Non, ça ne marche pas. Je peux seulement leur offrir des outils qui les aident à travailler cette intelligence du football. Que doivent-ils faire avec le ballon ? Je leur donne plusieurs possibilités mais ils décident eux-mêmes à qui passer le ballon. Si le joueur auquel on a passé le ballon ne sait rien en faire, celui qui lui a délivré la passe devra prendre une autre décision la fois suivante. C’est le jeu lui-même qui est le professeur.

Quand il entraînait le Bayern, Jürgen Klinsmann s’est fait remarquer avec son école de la personnalité. Il a envoyé ses joueurs à des cours de diction et leur a proposé de la littérature mais cela n’intéressait pas les joueurs. Klinsmann a-t-il été naïf ?

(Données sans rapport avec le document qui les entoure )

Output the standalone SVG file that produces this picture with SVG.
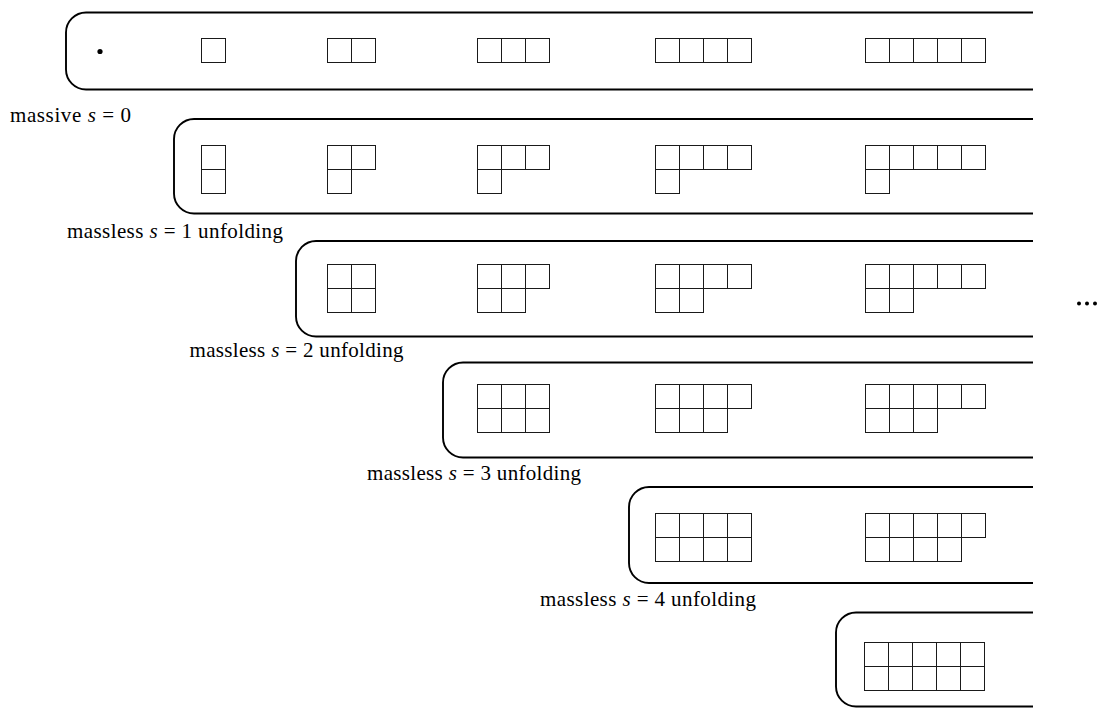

Non, son approche mérite le respect mais dans le monde moderne, les gens sont devenus encore plus individualistes. Les jeunes pêchent les informations qu’ils souhaitent sur internet. Nous ne pouvons rivaliser avec l’ampleur de cette offre.

En discothèque

Klinsmann est un fanatique du contrôle moderne. Il voulait planifier le succès en utilisant des informations scientifiques et des bases de données. Devrons-nous bientôt analyser les rêves des joueurs ?

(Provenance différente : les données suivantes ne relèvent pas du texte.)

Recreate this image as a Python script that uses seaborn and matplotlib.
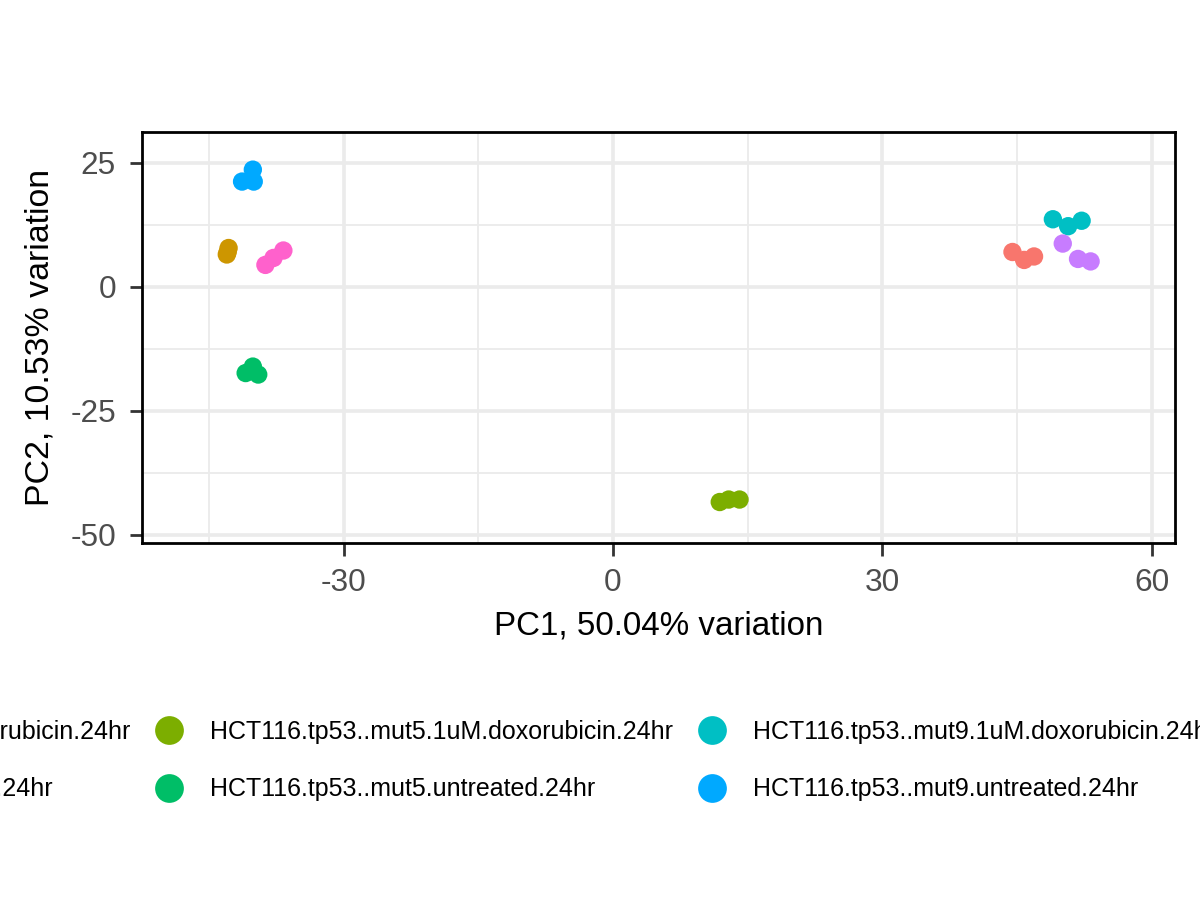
import matplotlib
matplotlib.use("Agg")
import matplotlib.pyplot as plt
from matplotlib.lines import Line2D
import seaborn as sns
import pandas as pd

# ---- data ----
groups = [
    "HCT116.parental.1uM.doxorubicin.24hr",
    "HCT116.parental.untreated.24hr",
    "HCT116.tp53..mut5.1uM.doxorubicin.24hr",
    "HCT116.tp53..mut5.untreated.24hr",
    "HCT116.tp53..mut9.1uM.doxorubicin.24hr",
    "HCT116.tp53..mut9.untreated.24hr",
    "HCT116.tp53..wt.1uM.doxorubicin.24hr",
    "HCT116.tp53..wt.untreated.24hr",
]
pc1 = [
    [44.5, 45.8, 46.9],
    [-42.8, -43.0, -42.9],
    [11.9, 12.9, 14.1],
    [-40.9, -40.1, -39.5],
    [49.0, 50.7, 52.2],
    [-40.1, -41.3, -40.0],
    [50.1, 51.8, 53.2],
    [-38.7, -37.8, -36.7],
]
pc2 = [
    [7.0, 5.4, 6.1],
    [7.8, 6.5, 7.0],
    [-43.4, -42.9, -42.9],
    [-17.4, -16.1, -17.7],
    [13.6, 12.2, 13.3],
    [23.6, 21.2, 21.2],
    [8.7, 5.6, 5.1],
    [4.4, 5.8, 7.3],
]
colors = ["#F8766D", "#CD9600", "#7CAE00", "#00BE67",
          "#00BFC4", "#00A9FF", "#C77CFF", "#FF61CC"]
x_ticks = [-30, 0, 30, 60]
y_ticks = [-50, -25, 0, 25]
x_label = "PC1, 50.04% variation"
y_label = "PC2, 10.53% variation"

rows = []
for g, xs, ys in zip(groups, pc1, pc2):
    for x, y in zip(xs, ys):
        rows.append({"PC1": x, "PC2": y, "group": g})
df = pd.DataFrame(rows)

sns.set_theme(style="white")
plt.rcParams["font.family"] = ["Liberation Sans", "DejaVu Sans"]
plt.rcParams["axes.unicode_minus"] = False

W, H = 1200, 900
fig = plt.figure(figsize=(12, 9), dpi=100)
L, R, T, B = 141.5, 1175, 131.7, 542.7
ax = fig.add_axes([L / W, 1 - B / H, (R - L) / W, (B - T) / H])

sns.scatterplot(data=df, x="PC1", y="PC2", hue="group", hue_order=groups,
                palette=colors, s=175, linewidth=0, alpha=1, ax=ax,
                legend=False, zorder=3)

ax.set_xlim(-52.5, 62.6)
ax.set_ylim(-51.6, 31.25)
ax.set_xticks(x_ticks)
ax.set_xticks([-45, -15, 15, 45], minor=True)
ax.set_yticks(y_ticks)
ax.set_yticks([-37.5, -12.5, 12.5], minor=True)
ax.grid(True, which="major", color="#EBEBEB", linewidth=2.6, zorder=0)
ax.grid(True, which="minor", color="#EBEBEB", linewidth=1.3, zorder=0)
ax.set_axisbelow(True)
for s in ax.spines.values():
    s.set_color("black")
    s.set_linewidth(2.0)
    s.set_visible(True)
ax.tick_params(axis="both", which="major", length=9, width=2.0,
               color="#333333", labelcolor="#4D4D4D", labelsize=22.7,
               direction="out", bottom=True, left=True)
ax.tick_params(axis="x", which="major", pad=9.3)
ax.tick_params(axis="y", which="major", pad=9.4)
ax.tick_params(which="minor", length=0)
ax.set_xlabel(x_label, fontsize=23.9, color="black", labelpad=9)
ax.set_ylabel(y_label, fontsize=24.4, color="black", labelpad=10.5)

handles = [Line2D([], [], linestyle="none", marker="o", markersize=20.7,
                  markerfacecolor=c, markeredgewidth=0) for c in colors]
leg = fig.legend(handles, groups, ncol=4, loc="upper left",
                 bbox_to_anchor=(0.0, 0.25), frameon=False,
                 fontsize=18.0, handlelength=1.2, handletextpad=1.05,
                 columnspacing=0.95, labelspacing=1.33, borderpad=0,
                 labelcolor="black")

fig.canvas.draw()
renderer = fig.canvas.get_renderer()
tb = leg.get_texts()[2].get_window_extent(renderer)
dx = 210 - tb.x0
dy = (H - 732) - (tb.y0 + tb.y1) / 2
leg.set_bbox_to_anchor((0.0 + dx / W, 0.25 + dy / H), transform=fig.transFigure)

fig.savefig("out.png", dpi=100)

Chaque entraîneur veut limiter au minimum l’imprévisibilité du football mais prenez le nombre d’influences possibles sur un seul joueur et multipliez-le par onze… Il est impossible de déterminer quelle influence est importante ou pas. Si la science prouvait que manger un steak la veille d’un match améliore les performances, en manger même deux n’augmenterait pas les chances d’une équipe si l’adversaire aligne un Lionel Messi. Nous en apprenons de plus en plus mais quand on veut trop contrôler les choses, on perd de vue l’essentiel. C’est pour ça qu’il est agréable d’entraîner un club anglais.

Pourquoi ?

A mon arrivée en Angleterre, j’étais indigné que les joueurs sortent avant un match. Beaucoup s’amusaient en discothèque. En France, on aurait dit qu’ils ne pouvaient pas être bons le lendemain ! Or, les footballeurs anglais sont malgré tout capables de bien jouer après une sortie. Pourquoi ? Parce qu’ils ont appris jusqu’où aller. Ils ont appris l’essentiel : prendre des décisions eux-mêmes.

Tout est possible quand l’équipe a une âme.